Leave the pictures out, and output exactly the lines from the one containing "Clone this chart in Plotly." through the one containing "0.3, 0.2, 0.1]".

§ Dataset:
>> Start

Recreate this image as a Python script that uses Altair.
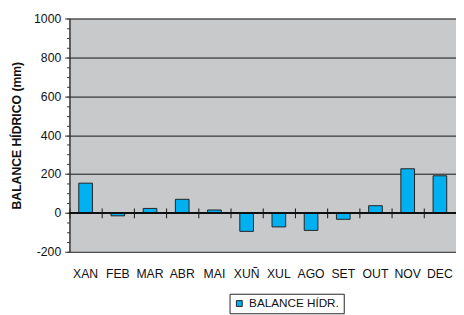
import altair as alt
import pandas as pd

months = ["XAN", "FEB", "MAR", "ABR", "MAI", "XUÑ", "XUL", "AGO", "SET", "OUT", "NOV", "DEC"]
balance = [153, -15, 23, 70, 15, -95, -72, -90, -33, 37, 227, 191]
series_name = "BALANCE HÍDR."
y_title = "BALANCE HÍDRICO (mm)"
major_ticks = list(range(-200, 1001, 200))
minor_ticks = list(range(-200, 1001, 50))

df = pd.DataFrame({"mes": months, "valor": balance, "serie": [series_name] * len(months)})

FONT = "Liberation Sans"
PLOT_W = 396
PLOT_H = 239
zero_off = PLOT_H * 200 / 1200

y_scale = alt.Scale(domain=[-200, 1000], nice=False, zero=False)
x_scale = alt.Scale(domain=months, paddingInner=0, paddingOuter=0)

bars = alt.Chart(df).mark_bar(size=14, stroke="#222222", strokeWidth=1).encode(
    x=alt.X("mes:N", sort=months, scale=x_scale, title=None,
            axis=alt.Axis(orient="bottom", labelAngle=0, ticks=False, domain=False,
                          labelPadding=16, labelFont=FONT, labelFontSize=12.5,
                          labelColor="#111111", grid=False)),
    y=alt.Y("valor:Q", scale=y_scale, title=y_title,
            axis=alt.Axis(orient="left", values=major_ticks,
                          labelExpr="'' + datum.value",
                          labelOverlap=False, labelFlush=False,
                          labelFont=FONT, labelFontSize=12.5, labelColor="#111111",
                          labelPadding=4, tickSize=5, tickColor="#333333",
                          domainColor="#333333", domainWidth=1.5,
                          grid=True, gridColor="#111111", gridOpacity=1,
                          titleFont=FONT, titleFontSize=12.5, titleFontWeight="bold",
                          titleColor="#111111", titlePadding=10)),
    color=alt.Color("serie:N", scale=alt.Scale(range=["#00B0F0"]),
                    legend=alt.Legend(title=None, orient="none", legendX=164, legendY=282,
                                      strokeColor="#222222", padding=4, fillColor="white",
                                      symbolType="square", symbolSize=36,
                                      symbolStrokeColor="#222222", symbolStrokeWidth=1,
                                      labelFont=FONT, labelFontSize=12, labelColor="#111111",
                                      labelOffset=4)),
)

zero_ticks = alt.Chart(df).mark_rule(opacity=0).encode(
    x=alt.X("mes:N", sort=months, scale=x_scale, title=None,
            axis=alt.Axis(orient="bottom", labels=False, domain=False, ticks=True,
                          tickBand="extent", tickSize=10, tickColor="#111111",
                          offset=-(zero_off + 5), grid=False)),
    y=alt.YDatum(0, axis=None),
)

zero_line = alt.Chart(df).mark_rule(color="#111111", strokeWidth=1).encode(
    y=alt.YDatum(0, title=None,
                 axis=alt.Axis(orient="left", values=minor_ticks, labels=False,
                               domain=False, grid=False, tickSize=3,
                               tickColor="#333333", title=None)),
)

chart = alt.layer(bars, zero_ticks, zero_line).resolve_axis(
    x="independent", y="independent"
).properties(
    width=PLOT_W, height=PLOT_H,
    autosize=alt.AutoSizeParams(type="none"),
    padding={"left": 63, "top": 7, "right": 0, "bottom": 61},
    background="white",
).configure_view(fill="#C8C9CB", stroke=None)

chart.save("out.html", embed_options={"renderer": "svg", "actions": False})
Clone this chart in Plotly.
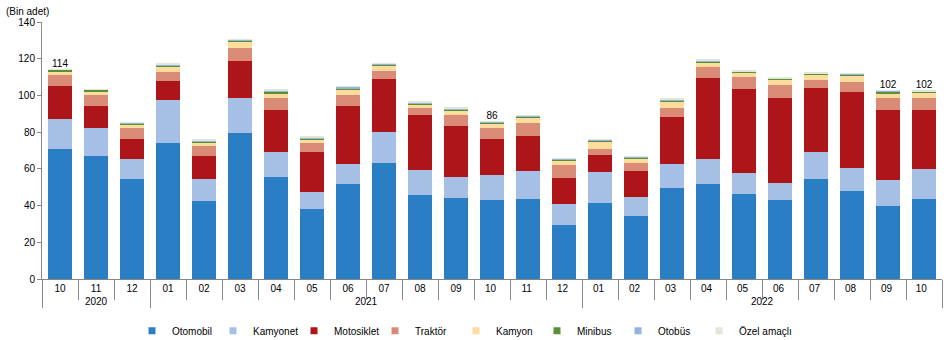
import plotly.graph_objects as go

years = ["2020"] * 3 + ["2021"] * 12 + ["2022"] * 10
months = ["10", "11", "12", "01", "02", "03", "04", "05", "06", "07", "08", "09",
          "10", "11", "12", "01", "02", "03", "04", "05", "06", "07", "08", "09", "10"]

otomobil   = [71.0, 67.2, 54.6, 74.3, 42.6, 79.8, 55.7, 38.3, 51.9, 63.4, 45.9, 44.3, 43.2,
              43.7, 29.5, 41.5, 34.4, 49.7, 51.9, 46.4, 43.2, 54.6, 48.1, 39.9, 43.7]
kamyonet   = [15.9, 14.8, 11.0, 23.0, 12.0, 18.6, 13.7, 9.2, 10.9, 16.9, 13.7, 11.4, 13.6,
              15.3, 11.5, 17.0, 10.4, 13.1, 13.7, 11.5, 9.3, 14.8, 12.6, 14.2, 16.4]
motosiklet = [18.0, 12.0, 10.4, 10.4, 12.6, 20.2, 22.9, 21.9, 31.7, 28.4, 29.5, 27.4, 19.7,
              19.1, 14.2, 9.3, 14.2, 25.7, 43.7, 45.4, 45.9, 34.4, 40.9, 37.7, 31.7]
traktor    = [6.0, 6.0, 6.5, 4.9, 5.5, 7.1, 6.1, 4.9, 6.0, 4.4, 3.8, 6.5, 6.0,
              7.1, 7.1, 3.2, 4.4, 4.9, 6.0, 6.5, 7.1, 4.4, 5.5, 6.6, 6.6]
kamyon     = [2.2, 2.2, 1.7, 3.2, 1.6, 3.3, 2.7, 1.6, 2.8, 3.3, 2.2, 2.2, 2.2,
              2.8, 2.2, 3.9, 2.2, 3.3, 2.7, 2.6, 3.2, 3.3, 3.8, 2.9, 3.2]
minibus    = [0.8, 1.0, 0.7, 0.6, 0.6, 1.1, 1.0, 0.4, 0.7, 0.7, 0.7, 0.7, 0.8,
              0.5, 0.5, 0.7, 0.8, 0.7, 0.6, 0.5, 0.3, 0.3, 0.3, 0.6, 0.6]
otobus     = [0.2, 0.2, 0.4, 0.7, 0.8, 0.2, 0.6, 0.6, 0.6, 0.3, 0.6, 0.6, 0.3,
              0.3, 0.6, 0.3, 0.3, 0.5, 0.6, 0.3, 0.4, 0.4, 0.5, 0.7, 0.2]
ozel       = [0.1, 0.1, 0.2, 0.3, 0.4, 0.1, 0.3, 0.6, 0.3, 0.2, 0.2, 0.2, 0.2,
              0.3, 0.3, 0.2, 0.2, 0.3, 0.3, 0.2, 0.5, 0.5, 0.3, 0.2, 0.1]

series = [
    ("Otomobil", otomobil, "#2a7ec3"),
    ("Kamyonet", kamyonet, "#a6bfe4"),
    ("Motosiklet", motosiklet, "#ae1519"),
    ("Traktör", traktor, "#d98b76"),
    ("Kamyon", kamyon, "#fddc9e"),
    ("Minibus", minibus, "#5a9138"),
    ("Otobüs", otobus, "#94b4dc"),
    ("Özel amaçlı", ozel, "#e2e8d9"),
]

label_idx = [0, 12, 23, 24]
label_txt = ["114", "86", "102", "102"]

font_family = "Liberation Sans, Arial, sans-serif"

# Plotly orders multicategory second-level values by first appearance, so repeated
# month labels are made unique with trailing spaces (invisible when rendered).
seen = {}
month_keys = []
for m in months:
    n = seen.get(m, 0)
    month_keys.append(m + " " * n)
    seen[m] = n + 1

fig = go.Figure()
for name, vals, col in series:
    fig.add_trace(go.Bar(x=[years, month_keys], y=vals, name=name, legendgroup=name,
                         showlegend=False,
                         marker=dict(color=col, line=dict(width=0))))
    # small square legend swatch
    fig.add_trace(go.Scatter(x=[[years[0]], [month_keys[0]]], y=[None], mode="markers",
                             name=name, legendgroup=name, showlegend=True,
                             marker=dict(symbol="square", size=7, color=col),
                             hoverinfo="skip"))
# invisible spacer entry so the last legend label is not clipped
fig.add_trace(go.Scatter(x=[[years[0]], [month_keys[0]]], y=[None], mode="markers",
                         name=" ", showlegend=True,
                         marker=dict(symbol="square", size=7, color="rgba(0,0,0,0)"),
                         hoverinfo="skip"))

totals = [sum(s[1][i] for s in series) for i in range(len(months))]
fig.add_trace(go.Scatter(
    x=[[years[i] for i in label_idx], [month_keys[i] for i in label_idx]],
    y=[totals[i] for i in label_idx],
    text=label_txt, mode="text", textposition="top center",
    textfont=dict(size=10, color="#000000", family=font_family),
    showlegend=False, hoverinfo="skip", cliponaxis=False))

fig.update_layout(
    barmode="stack",
    bargap=0.36,
    width=948, height=340,
    margin=dict(l=42, r=6, t=22, b=61, autoexpand=False),
    plot_bgcolor="white", paper_bgcolor="white",
    font=dict(family=font_family, size=10, color="#000000"),
    legend=dict(orientation="h", x=0.10, xanchor="left", y=-0.145, yanchor="top",
                font=dict(size=10), entrywidth=36, itemwidth=30,
                traceorder="normal"),
    annotations=[dict(text="(Bin adet)", xref="paper", yref="paper", x=-0.042, y=1.0,
                      xanchor="left", yanchor="bottom", yshift=3, showarrow=False,
                      font=dict(size=10))],
)
fig.update_xaxes(type="multicategory", range=[-0.5, len(months) - 0.5],
                 showline=True, linecolor="#868686", linewidth=1,
                 ticks="outside", tickson="boundaries", ticklen=20, tickcolor="#868686",
                 showdividers=True, dividercolor="#868686", dividerwidth=1,
                 showgrid=False, tickfont=dict(size=10), automargin=False)
fig.update_yaxes(range=[0, 140], dtick=20, showline=True, linecolor="#868686", linewidth=1,
                 ticks="outside", ticklen=4, tickcolor="#868686", showgrid=False,
                 zeroline=False, tickfont=dict(size=10), automargin=False)

fig.write_html("out.html")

>> End

§ Written answer:
Clone this chart in Plotly.
import plotly.graph_objects as go

years = ["2020"] * 3 + ["2021"] * 12 + ["2022"] * 10
months = ["10", "11", "12", "01", "02", "03", "04", "05", "06", "07", "08", "09",
          "10", "11", "12", "01", "02", "03", "04", "05", "06", "07", "08", "09", "10"]

otomobil   = [71.0, 67.2, 54.6, 74.3, 42.6, 79.8, 55.7, 38.3, 51.9, 63.4, 45.9, 44.3, 43.2,
              43.7, 29.5, 41.5, 34.4, 49.7, 51.9, 46.4, 43.2, 54.6, 48.1, 39.9, 43.7]
kamyonet   = [15.9, 14.8, 11.0, 23.0, 12.0, 18.6, 13.7, 9.2, 10.9, 16.9, 13.7, 11.4, 13.6,
              15.3, 11.5, 17.0, 10.4, 13.1, 13.7, 11.5, 9.3, 14.8, 12.6, 14.2, 16.4]
motosiklet = [18.0, 12.0, 10.4, 10.4, 12.6, 20.2, 22.9, 21.9, 31.7, 28.4, 29.5, 27.4, 19.7,
              19.1, 14.2, 9.3, 14.2, 25.7, 43.7, 45.4, 45.9, 34.4, 40.9, 37.7, 31.7]
traktor    = [6.0, 6.0, 6.5, 4.9, 5.5, 7.1, 6.1, 4.9, 6.0, 4.4, 3.8, 6.5, 6.0,
              7.1, 7.1, 3.2, 4.4, 4.9, 6.0, 6.5, 7.1, 4.4, 5.5, 6.6, 6.6]
kamyon     = [2.2, 2.2, 1.7, 3.2, 1.6, 3.3, 2.7, 1.6, 2.8, 3.3, 2.2, 2.2, 2.2,
              2.8, 2.2, 3.9, 2.2, 3.3, 2.7, 2.6, 3.2, 3.3, 3.8, 2.9, 3.2]
minibus    = [0.8, 1.0, 0.7, 0.6, 0.6, 1.1, 1.0, 0.4, 0.7, 0.7, 0.7, 0.7, 0.8,
              0.5, 0.5, 0.7, 0.8, 0.7, 0.6, 0.5, 0.3, 0.3, 0.3, 0.6, 0.6]
otobus     = [0.2, 0.2, 0.4, 0.7, 0.8, 0.2, 0.6, 0.6, 0.6, 0.3, 0.6, 0.6, 0.3,
              0.3, 0.6, 0.3, 0.3, 0.5, 0.6, 0.3, 0.4, 0.4, 0.5, 0.7, 0.2]
ozel       = [0.1, 0.1, 0.2, 0.3, 0.4, 0.1, 0.3, 0.6, 0.3, 0.2, 0.2, 0.2, 0.2,
              0.3, 0.3, 0.2, 0.2, 0.3, 0.3, 0.2, 0.5, 0.5, 0.3, 0.2, 0.1]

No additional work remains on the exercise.